Il existe, actuellement, des partis très minoritaires, comme le Front National Catalan, ou le Mouvement Identitaire Catalan. Au début des années 2000, une formation politique, Plateforme pour la Catalogne (PxCat en catalan) s’est implantée comme le premier parti d’extrême-droite populiste à succès en Espagne. La formation n’a jamais remporté de mairie, mais a obtenu beaucoup de sièges dans les différents conseils municipaux de la région, en brandissant un discours anti-musulmans et ultra-sécuritaire. Notamment dans la commune de Vic, à quelques kilomètres de Ripoll, dont chacune a en commun d’accueillir une forte communauté musulmane. Mais Josep Anglada, le président du parti, s’est toujours prévalu d’une certaine prudence quant à ses velléités indépendantistes. « Primers els de casa » (« Ceux de chez nous d’abord », NDLR.) était son slogan, sans jamais préciser s’il parlait des Catalans ou des Espagnols dans leur ensemble. La crise économique, le début du processus d’indépendance, dans les années 2012, et les dettes qu’a accumulées le parti ont ensuite affaibli la formation.

Le futur de l’Alliance Catalane, lui, reste difficile à prédire ; il dépendra de la façon dont le parti se structurera, et de la prégnance de la thématique de l’immigration dans les débats à venir. Mais le climat politique en Catalogne et les aspirations de certaines franges indépendantistes déçues par les partis traditionnels rendent son discours radical de plus en plus populaire.

C’est-à-dire ? Le nationalisme catalan a pourtant toujours défendu l’idée d’une citoyenneté intégratrice, en affirmant qu’est catalan « celui qui vit et travaille en Catalogne ». Est-ce la fin d’un nationalisme dit « tolérant » ?

L’émergence de cette nouvelle formation politique en Catalogne peut être perçue comme le produit des déceptions d’une décennie de ‘procés’ (le processus d’indépendance, qui a duré de 2012 à 2022 NDLR). Le mouvement était initialement constitué d’une myriade de secteurs politiquement hétérogènes, des anticapitalistes d’extrême gauche de la CUP, aux néolibéraux du parti de Carles Puigdemont, Junts per Catalunya. Dans ce magma, le discours pouvait être hispanophobe, mais l’immigration extra-communautaire n’était pas vraiment un sujet. L’échec du processus d’indépendance a suscité la frustration de certains secteurs indépendantistes envers les élites qui ont dirigé la tentative de sécession avec l’État espagnol. C’est un terreau pour accueillir de nouvelles offres politiques soutenant un discours anti-élite, anti-corruption, et anti-immigration. D’autant que la Catalogne n’est pas sur Mars ! Elle est en Espagne, où l’immigration est devenue une thématique dominante du débat public. Il n’y a aucune raison que cette région soit la seule à posséder des anticorps favorables au rejet du multiculturalisme ; on le voit d’ailleurs dans les journaux régionaux où la thématique de l’immigration prend de plus en plus de place. Voilà donc Silvia Orriols, l’Alliance Catalane et leur nouveau message : « Contrairement aux partis traditionnels, nous sommes de vrais indépendantistes et nous allons vous protéger de l’islamisation de la Catalogne. »
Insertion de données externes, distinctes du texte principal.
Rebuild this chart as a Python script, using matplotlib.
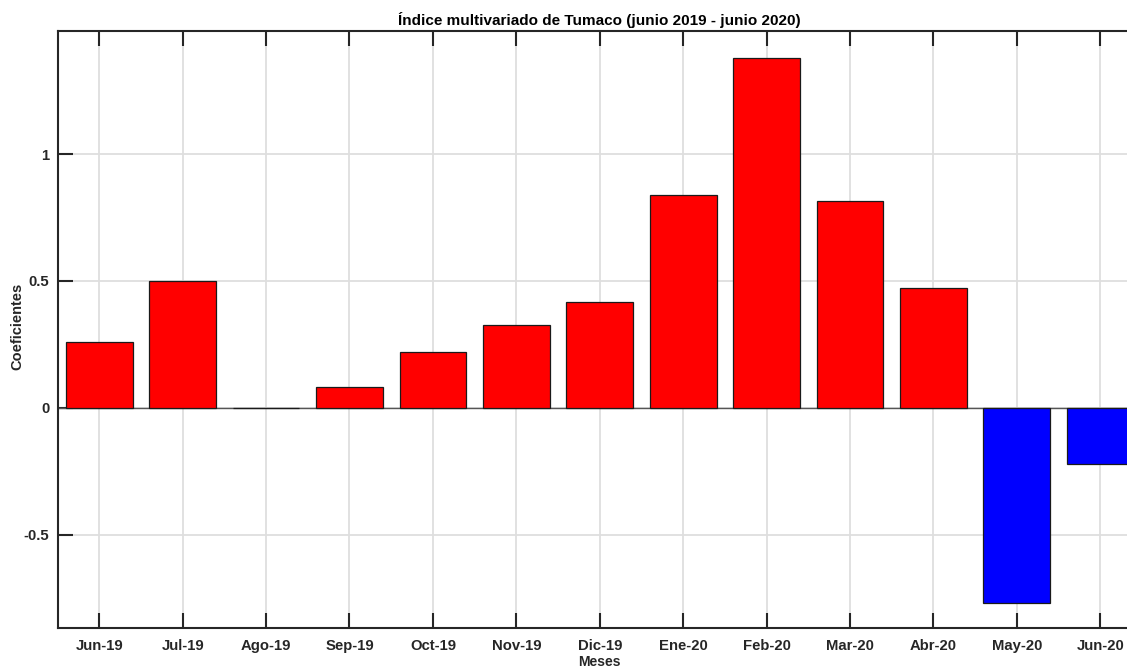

Et voilà donc le parti Junts per Catalunya durcissant depuis des mois ses positions sur l’immigration. L’Alliance Catalane est-elle en train de dicter l’agenda politique du centre-droit catalan ?

Bien sûr ! En septembre dernier, trois mois après l’élection de Silvia Orriols à la tête de Ripoll, Carles Puidgemont réclamait à l’État espagnol des compétences pour réguler l’immigration, affirmant que la région concentrait le plus fort taux de la Péninsule. À la fin du mois de janvier, sa formation obtenait un accord de dernière minute avec le gouvernement pour transférer des compétences en la matière (il n’y a pas encore de loi NDLR.) Si le centre-droit catalan a durci son discours en quelques mois, ce n’est pas un hasard. Junts per Catalunya craint de perdre son hégémonie à l’intérieur de la région, au profit d’un compétiteur conservateur, indépendantiste et anti-immigration. Car l’Alliance Catalane a deux avantages en la matière : elle répond à une demande de régulation de l’immigration, ainsi qu’aux velléités sécessionistes. Sur ce deuxième point, comme ils n’étaient pas à la manœuvre durant le ‘procés’, ils n’auront encore jamais déçu.